The history of the rubber duck

It turns out there’s a national day for EVERYTHING, and the 13th January just so happens to be Rubber Duck Day! As we could all do with some light distraction, here’s a brief history of our beloved bath-time bud…

The earliest version of a ‘rubber duck’ first appeared in the late 1800s, when American chemist Charles Goodyear (later of tyre fame) invented vulcanised rubber – that’s rubber hardened via a process of heating with sulphur, making it pliable, mouldable and, most importantly, waterproof. Though, of course, the production of rubber toys wasn’t the original intended purpose of the process, they certainly turned out to be a happy bi-product!
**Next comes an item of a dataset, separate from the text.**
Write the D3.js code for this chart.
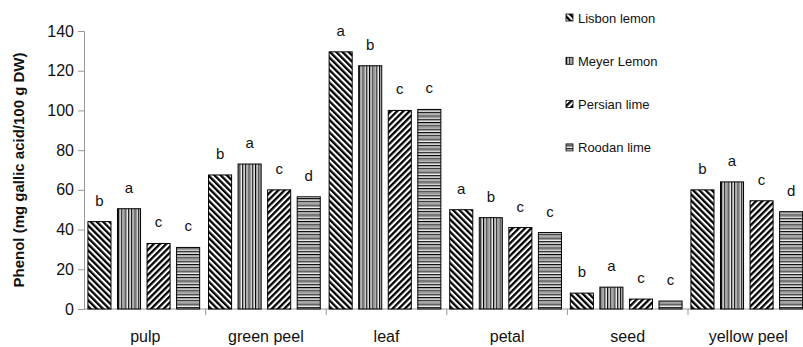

The first ducks manufactured weren’t like the ducks we know today. For a start they were solid, weighty creatures which, unsurprisingly, didn’t float all that well (if at all!). In fact, the first rubber ducks were intended to be used a chew toys, for both babies and dogs alike, so you can imagine how unforgiving they might have been on tiny teeth!
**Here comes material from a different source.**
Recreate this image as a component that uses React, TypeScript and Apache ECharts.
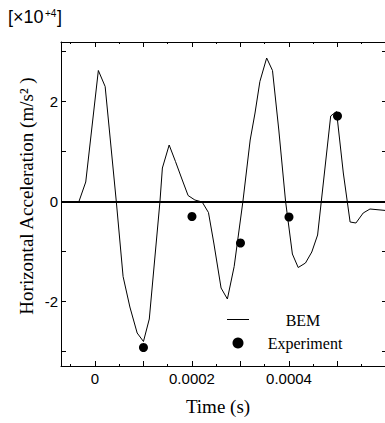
import React, { useEffect, useRef } from "react";
import * as echarts from "echarts";

// BEM simulation (time in s, acceleration in 10^4 m/s^2)
const bemTime = [
  -0.00007, -0.000033, -0.000019, 0.000007, 0.000021, 0.000044, 0.000058, 0.000072,
  0.000087, 0.0001, 0.000112, 0.000134, 0.000139, 0.000153, 0.000166, 0.00018,
  0.000192, 0.000206, 0.000221, 0.000234, 0.000245, 0.00026, 0.000273, 0.000287,
  0.000305, 0.00032, 0.00033, 0.00034, 0.000354, 0.000366, 0.000379, 0.000393,
  0.000407, 0.000419, 0.000434, 0.000447, 0.000459, 0.000486, 0.000498, 0.000512,
  0.000526, 0.000538, 0.000553, 0.000567, 0.0006,
];
const bemAccel = [
  0, 0, 0.39, 2.62, 2.3, 0, -1.5, -2.11,
  -2.63, -2.8, -2.35, 0, 0.67, 1.13, 0.8, 0.43,
  0.12, 0.03, -0.01, -0.22, -0.83, -1.73, -1.95, -1.3,
  0, 1.23, 1.77, 2.4, 2.87, 2.62, 1.43, 0,
  -1.05, -1.32, -1.23, -1.01, -0.67, 1.71, 1.8, 0.57,
  -0.41, -0.43, -0.23, -0.15, -0.18,
];

// Experiment
const expTime = [0.0001, 0.0002, 0.0003, 0.0004, 0.0005];
const expAccel = [-2.92, -0.3, -0.83, -0.31, 1.71];

// Axis ticks / labels
const xTickLabels = [0, 0.0002, 0.0004];
const xMajorTicks = [0, 0.0001, 0.0002, 0.0003, 0.0004, 0.0005];
const xMinorTicks = [-0.00005, 0.00005, 0.00015, 0.00025, 0.00035, 0.00045, 0.00055];
const yTickLabels = [-2, 0, 2];
const yTicks = [-3, -2, -1, 0, 1, 2, 3];

const X_MIN = -0.00007;
const X_MAX = 0.0006;
const Y_MIN = -3.29;
const Y_MAX = 3.19;

const SANS = "Liberation Sans, Arial, sans-serif";
const SERIF = "Liberation Serif, Times New Roman, serif";

function xAx(position: string, ticks: number[], len: number, labels: boolean, line: boolean) {
  return {
    type: "value",
    position,
    min: X_MIN,
    max: X_MAX,
    axisLine: { show: line, onZero: false, lineStyle: { color: "#000", width: 1 } },
    axisTick: { show: true, inside: true, length: len, customValues: ticks, lineStyle: { color: "#000", width: 1 } },
    axisLabel: labels
      ? { show: true, customValues: xTickLabels, color: "#000", fontSize: 15, fontFamily: SANS, margin: 5 }
      : { show: false },
    splitLine: { show: false },
  };
}

function yAx(position: string, len: number, labels: boolean) {
  return {
    type: "value",
    position,
    min: Y_MIN,
    max: Y_MAX,
    axisLine: { show: true, onZero: false, lineStyle: { color: "#000", width: 1 } },
    axisTick: { show: true, inside: true, length: len, customValues: yTicks, lineStyle: { color: "#000", width: 1 } },
    axisLabel: labels
      ? { show: true, customValues: yTickLabels, color: "#000", fontSize: 15, fontFamily: SANS, margin: 3 }
      : { show: false },
    splitLine: { show: false },
  };
}

export default function App() {
  const ref = useRef<HTMLDivElement>(null);
  useEffect(() => {
    if (!ref.current) return;
    const chart = echarts.init(ref.current, null, { renderer: "svg" });
    chart.setOption({
      animation: false,
      backgroundColor: "#fff",
      grid: { left: 61, top: 42, right: 4, bottom: 57, containLabel: false },
      xAxis: [
        xAx("bottom", xMajorTicks, 5, true, true),
        xAx("bottom", xMinorTicks, 2, false, false),
        xAx("top", xMajorTicks, 5, false, true),
        xAx("top", xMinorTicks, 2, false, false),
      ],
      yAxis: [yAx("left", 5, true), yAx("right", 4, false)],
      series: [
        {
          name: "BEM",
          type: "line",
          xAxisIndex: 0,
          yAxisIndex: 0,
          data: bemTime.map((t, i) => [t, bemAccel[i]]),
          showSymbol: false,
          symbol: "none",
          lineStyle: { color: "#000", width: 1 },
          markLine: {
            silent: true,
            symbol: "none",
            label: { show: false },
            lineStyle: { color: "#000", width: 2, type: "solid" },
            data: [{ yAxis: 0 }],
          },
          z: 3,
        },
        {
          name: "Experiment",
          type: "scatter",
          xAxisIndex: 0,
          yAxisIndex: 0,
          data: expTime.map((t, i) => [t, expAccel[i]]),
          symbol: "circle",
          symbolSize: 9,
          itemStyle: { color: "#000", opacity: 1 },
          z: 4,
        },
      ],
      graphic: [
        { type: "text", x: 8, y: 26, style: { text: "[×10", font: `18px ${SANS}`, fill: "#000", textVerticalAlign: "bottom" } },
        { type: "text", x: 45, y: 18, style: { text: "+4", font: `10px ${SANS}`, fill: "#000", textVerticalAlign: "bottom" } },
        { type: "text", x: 57, y: 26, style: { text: "]", font: `18px ${SANS}`, fill: "#000", textVerticalAlign: "bottom" } },
        {
          type: "text",
          x: 26,
          y: 196,
          rotation: Math.PI / 2,
          style: {
            text: "Horizontal Acceleration (m/s² )",
            font: `19px ${SERIF}`,
            fill: "#000",
            textAlign: "center",
            textVerticalAlign: "middle",
          },
        },
        {
          type: "text",
          x: 218,
          y: 406,
          style: { text: "Time (s)", font: `19px ${SERIF}`, fill: "#000", textAlign: "center", textVerticalAlign: "middle" },
        },
        { type: "line", shape: { x1: 227, y1: 319.5, x2: 249, y2: 319.5 }, style: { stroke: "#000", lineWidth: 1 } },
        { type: "text", x: 303, y: 320, style: { text: "BEM", font: `16px ${SERIF}`, fill: "#000", textAlign: "center", textVerticalAlign: "middle" } },
        { type: "circle", shape: { cx: 238, cy: 343, r: 5.5 }, style: { fill: "#000" } },
        { type: "text", x: 305, y: 343, style: { text: "Experiment", font: `16px ${SERIF}`, fill: "#000", textAlign: "center", textVerticalAlign: "middle" } },
      ],
    });
    return () => chart.dispose();
  }, []);
  return (
    <div
      ref={ref}
      style={{ position: "fixed", left: 0, top: 0, width: 390, height: 423, background: "#fff" }}
    />
  );
}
E. Shannahan’s patent for a duck aquatic toy, filed 1931, from the United States Patent and Trademark Office.

It wasn’t until the 1930s that the rubber duck’s association with bath-time began to materialise as a way of luring reluctant children into the tub for a much-needed scrub! Around this time, two separate duck bath toy products were developed, the first born from the mind of an inventor from Maryland, and the other from an unlikely collaboration between the Walt Disney Company and a latex manufacturer.

The first, invented in 1931 by Eleanor Shannahan of Maryland USA, was designed as an aquatic toy that could sit either above or below the surface of the bath, and would emit jets of water from the mouth and other small holes. In her own words, the toys would “produce a fountain like effect, and enable the playing of pranks by one person on another by the squirting of a fine stream of spray upon the face or other parts of a person”.  You can even view the original patent for the toy here.

As for Disney, their collaboration with Seiberling Latex Products in 1938 enabled them to create ‘bath floater’ toys, of which the most popular pair were of course Donald and Donna Duck. (N.B. A bit of Disney trivia for you all, Donna Duck was later renamed Daisy Duck, first appearing as Daisy in the film Mr. Duck Steps Out in 1940).

Images from P. Ganine’s patent for a toy duck, 1947, from the United States Patent and Trademark Office

Rubber ducks really hit the big time when in 1947, a sculptor called Peter Ganine filed a patent for a duck toy that he had created out of vinyl. Painted bright yellow and including their famous ‘squeaker’, the ducks were reproduced in their thousands and sold across the world. Then, in 1970, their fame grew to new heights when the song ‘Rubber Duckie’ was featured on Sesame Street, sung by everyone’s favourite character Ernie. The song was such a hit that it even made it to number 11 in the Billboard Charts in 1971!

Since then, rubber ducks have been making bath-time play-time for children (and grown-ups) around the world. Along with the iconic yellow and orange design, variants now exist in their hundreds, from every colour imaginable, to ducks masquerading as Romans and Vikings. The list goes on and on…

So, which rubber duckie is YOUR favourite?